The energy issue will have a much greater impact on climate stability. If only a quarter of the known fossil fuel reserves are combusted, concentrations of GHG will exceed the level identified by the IPCC as a “low risk” scenario (450 ppm). At current and projected rates of fossil fuel consumption, this will occur within the next two decades. Yet conversion to alternative fuels remains on a voluntary basis, national governments continue to heavily subsidize fossil fuels, and dedicated plans to make the transition to renewable energy sources are non-existent. Global oil production is expected to peak within the next ten years or so, and natural gas will follow shortly. Coal is the most abundant fossil fuel and will last the longest. But it is also the dirtiest, most CO2 intensive, and most harmful to human and ecosystem health.

This approach is in stark contrast with the concept of maximum sustainable scale as a biophysical process governed by laws of science. By sidestepping this issue of sustainability, international negotiators have sidestepped the issue of what are the most values for humanity''s well-being.

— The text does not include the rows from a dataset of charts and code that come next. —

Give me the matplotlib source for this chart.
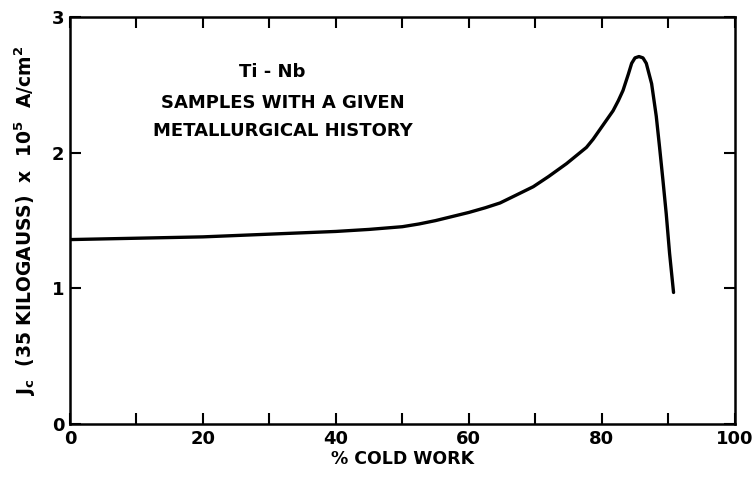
import matplotlib
matplotlib.use('Agg')
import matplotlib.pyplot as plt

# Curve read off the reference: Jc vs % cold work
cold_work = [0, 10, 20, 30, 40, 45, 50, 52.5, 55, 57.5, 60, 62.5, 64.7, 67,
             69.7, 72, 74.7, 76.2, 77.7, 78.7, 79.7, 80.7, 81.7, 82.5, 83.2,
             84.0, 84.5, 85.0, 85.6, 86.2, 86.7, 87.5, 88.2, 88.7, 89.2, 89.7,
             90.2, 90.8]
jc = [1.36, 1.37, 1.38, 1.40, 1.42, 1.435, 1.455, 1.475, 1.50, 1.53, 1.56,
      1.595, 1.63, 1.685, 1.75, 1.825, 1.92, 1.98, 2.04, 2.10, 2.17, 2.24,
      2.31, 2.385, 2.46, 2.58, 2.66, 2.70, 2.71, 2.70, 2.66, 2.51, 2.27, 2.04,
      1.80, 1.55, 1.26, 0.97]

x_ticks = [0, 20, 40, 60, 80, 100]
x_minor = [10, 30, 50, 70, 90]
y_ticks = [0, 1, 2, 3]

plt.rcParams['font.family'] = 'DejaVu Sans'

fig = plt.figure(figsize=(7.52, 4.78), dpi=100)
ax = fig.add_axes([0.093, 0.113, 0.884, 0.851])

ax.plot(cold_work, jc, color='black', linewidth=2.4, solid_capstyle='round',
        solid_joinstyle='round')

ax.set_xlim(0, 100)
ax.set_ylim(0, 3)
ax.set_xticks(x_ticks)
ax.set_xticks(x_minor, minor=True)
ax.set_yticks(y_ticks)
ax.tick_params(which='both', direction='in', top=True, right=True,
               length=8, width=1.5, labelsize=13, pad=4)
for lab in ax.get_xticklabels() + ax.get_yticklabels():
    lab.set_fontweight('bold')
for s in ax.spines.values():
    s.set_linewidth(1.8)

ax.set_xlabel('% COLD WORK', fontsize=12.5, fontweight='bold', labelpad=2)
ax.set_ylabel(r'J$_\mathbf{c}$  (35 KILOGAUSS)  x  10$^\mathbf{5}$  A/cm$^\mathbf{2}$',
              fontsize=13.5, fontweight='bold', labelpad=10)

ax.text(0.304, 0.865, 'Ti - Nb', transform=ax.transAxes, fontsize=13,
        fontweight='bold', ha='center', va='center')
ax.text(0.32, 0.79, 'SAMPLES WITH A GIVEN', transform=ax.transAxes, fontsize=13,
        fontweight='bold', ha='center', va='center')
ax.text(0.32, 0.72, 'METALLURGICAL HISTORY', transform=ax.transAxes, fontsize=13,
        fontweight='bold', ha='center', va='center')

fig.savefig('out.png', dpi=100)
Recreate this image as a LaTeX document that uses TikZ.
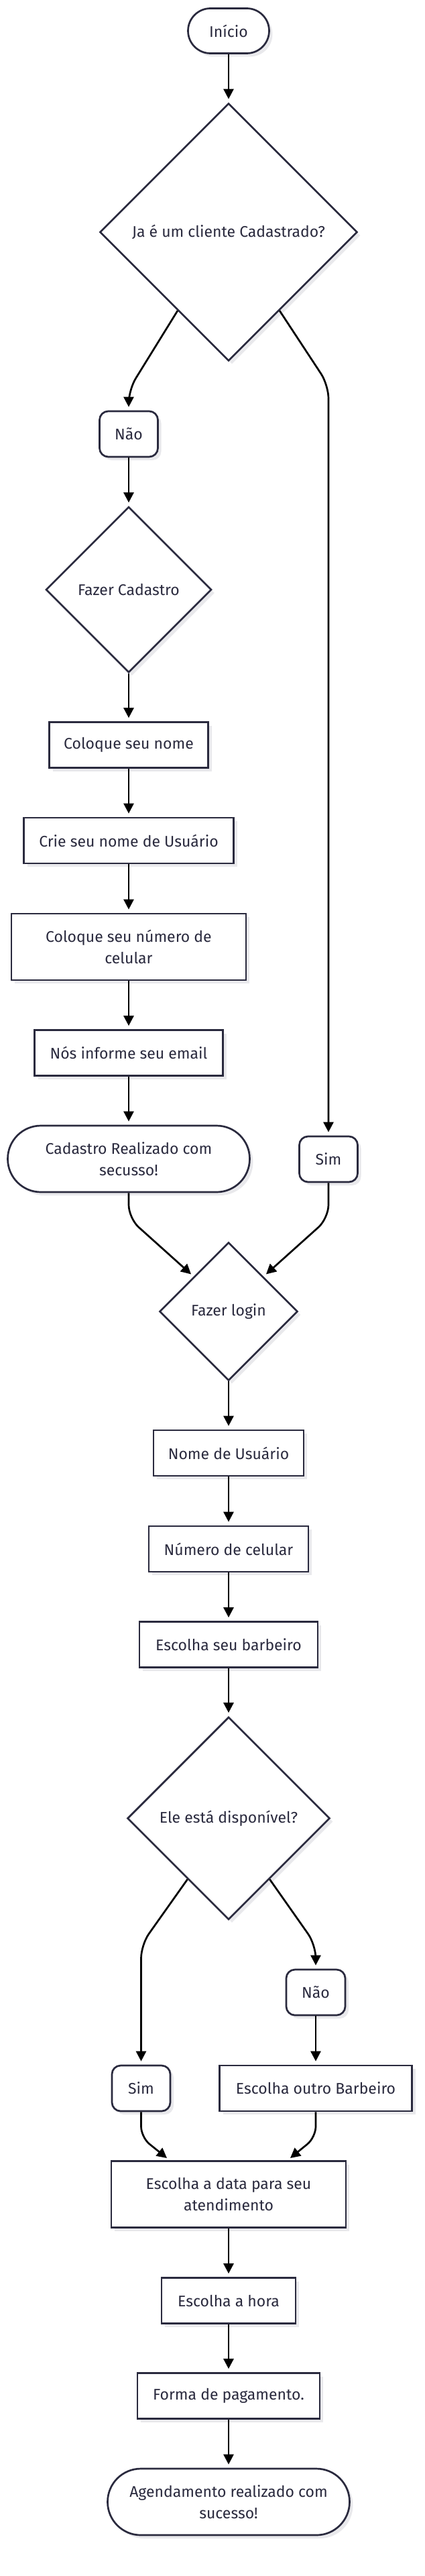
\documentclass[tikz,border=0pt]{standalone}
\usepackage{fontspec}
\setmainfont{Fira Sans}
\usepackage{tikz}
\usetikzlibrary{arrows.meta,shapes.geometric,shadows}
\definecolor{ink}{RGB}{42,42,62}
\definecolor{shade}{RGB}{233,233,236}

\begin{document}
\begin{tikzpicture}[x=1pt,y=-1pt,
  font=\fontsize{23}{32}\selectfont,
  base/.style={draw=ink, line width=2.7pt, text=ink, fill=white, inner sep=0pt, align=center,
    drop shadow={shadow xshift=5pt, shadow yshift=-5pt, fill=shade, opacity=1}},
  box/.style={base, rectangle, minimum height=68pt},
  tallbox/.style={base, rectangle, minimum height=99pt, minimum width=350pt},
  answer/.style={base, rectangle, rounded corners=13pt, minimum height=68pt, minimum width=87pt},
  terminal/.style={base, rectangle, rounded corners=#1},
  decision/.style={base, diamond, aspect=1, minimum size=#1},
  flow/.style={-{Triangle[length=15pt,width=15pt]}, line width=2.7pt, shorten >=5pt, rounded corners=20pt}
]
\useasboundingbox (0,0) rectangle (634,3840);

% cadastro
\node[terminal=33.5pt, minimum width=121pt, minimum height=67pt] (inicio) at (341,46) {Início};
\node[decision=384pt] (cliente) at (341,346) {Ja é um cliente Cadastrado?};
\node[answer] (nao1) at (192,647) {Não};
\node[decision=247pt] (cadastro) at (192,879) {Fazer Cadastro};
\node[box, minimum width=237pt] (nome) at (192,1110.5) {Coloque seu nome};
\node[box, minimum width=313pt] (usuario) at (192,1253) {Crie seu nome de Usuário};
\node[tallbox] (celular) at (192,1411.5) {Coloque seu número de\\celular};
\node[box, minimum width=281pt] (email) at (192,1569.5) {Nós informe seu email};
\node[terminal=49.5pt, minimum width=361pt, minimum height=99pt] (cadok) at (192,1727.5) {Cadastro Realizado com\\secusso!};
\node[answer] (sim1) at (490,1728) {Sim};

% login e agendamento
\node[decision=206pt] (login) at (341,1955) {Fazer login};
\node[box, minimum width=224pt] (lnome) at (341,2166) {Nome de Usuário};
\node[box, minimum width=238pt] (lcel) at (341,2309) {Número de celular};
\node[box, minimum width=266pt] (barbeiro) at (341,2451.5) {Escolha seu barbeiro};
\node[decision=302pt] (livre) at (341,2710.5) {Ele está disponível?};
\node[answer, minimum width=88pt] (nao2) at (471,2970) {Não};
\node[answer] (sim2) at (210.5,3113) {Sim};
\node[box, minimum width=287pt] (outro) at (471,3113) {Escolha outro Barbeiro};
\node[tallbox] (data) at (341,3271) {Escolha a data para seu\\atendimento};
\node[box, minimum width=200pt] (hora) at (341,3429.5) {Escolha a hora};
\node[box, minimum width=272pt] (pagamento) at (341,3571.5) {Forma de pagamento.};
\node[terminal=49.5pt, minimum width=361pt, minimum height=99pt] (fim) at (341,3729.5) {Agendamento realizado com\\sucesso!};

% dobras
\coordinate (d1) at (192,581);
\coordinate (d2) at (490,574);
\coordinate (d3) at (192,1816);
\coordinate (d4) at (490,1816);
\coordinate (d5) at (210.5,2899);
\coordinate (d6) at (471,2899);
\coordinate (d7) at (210.5,3186);
\coordinate (d8) at (471,3186);

\draw[flow] (inicio) -- (cliente);
\draw[flow] (cliente.237) -- (d1) -- (nao1);
\draw[flow] (cliente.303) -- (d2) -- (sim1);
\draw[flow] (nao1) -- (cadastro);
\draw[flow] (cadastro) -- (nome);
\draw[flow] (nome) -- (usuario);
\draw[flow] (usuario) -- (celular);
\draw[flow] (celular) -- (email);
\draw[flow] (email) -- (cadok);
\draw[flow] (cadok) -- (d3) -- (login.135);
\draw[flow] (sim1) -- (d4) -- (login.45);
\draw[flow] (login) -- (lnome);
\draw[flow] (lnome) -- (lcel);
\draw[flow] (lcel) -- (barbeiro);
\draw[flow] (barbeiro) -- (livre);
\draw[flow] (livre.236) -- (d5) -- (sim2);
\draw[flow] (livre.304) -- (d6) -- (nao2);
\draw[flow] (nao2) -- (outro);
\draw[flow, rounded corners=16pt] (sim2) -- (d7) -- (data.150);
\draw[flow, rounded corners=16pt] (outro) -- (d8) -- (data.30);
\draw[flow] (data) -- (hora);
\draw[flow] (hora) -- (pagamento);
\draw[flow] (pagamento) -- (fim);
\end{tikzpicture}
\end{document}
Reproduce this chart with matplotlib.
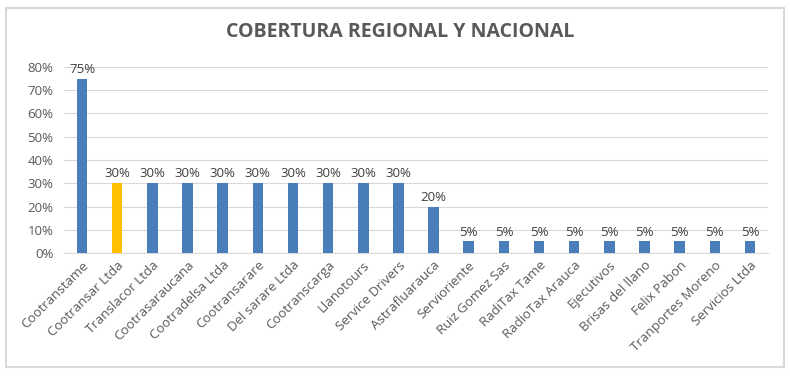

The Kyoto Protocol does not address the issue of what constitutes a sustainable level of GHG emissions from the perspective of interfering with the capacity of ecosystems to provide the life support services that were available prior to the industrial revolution. Rather than focusing on increasing our understanding of what these services are and their importance, the emphasis has been on how to minimize interference with current economic practices. The emphasis has been political and economic rather than scientific in relation to sustainability.

The complexity of the scale climate challenge is considerably greater than for atmospheric ozone depletion – both in terms of the science involved, and political considerations.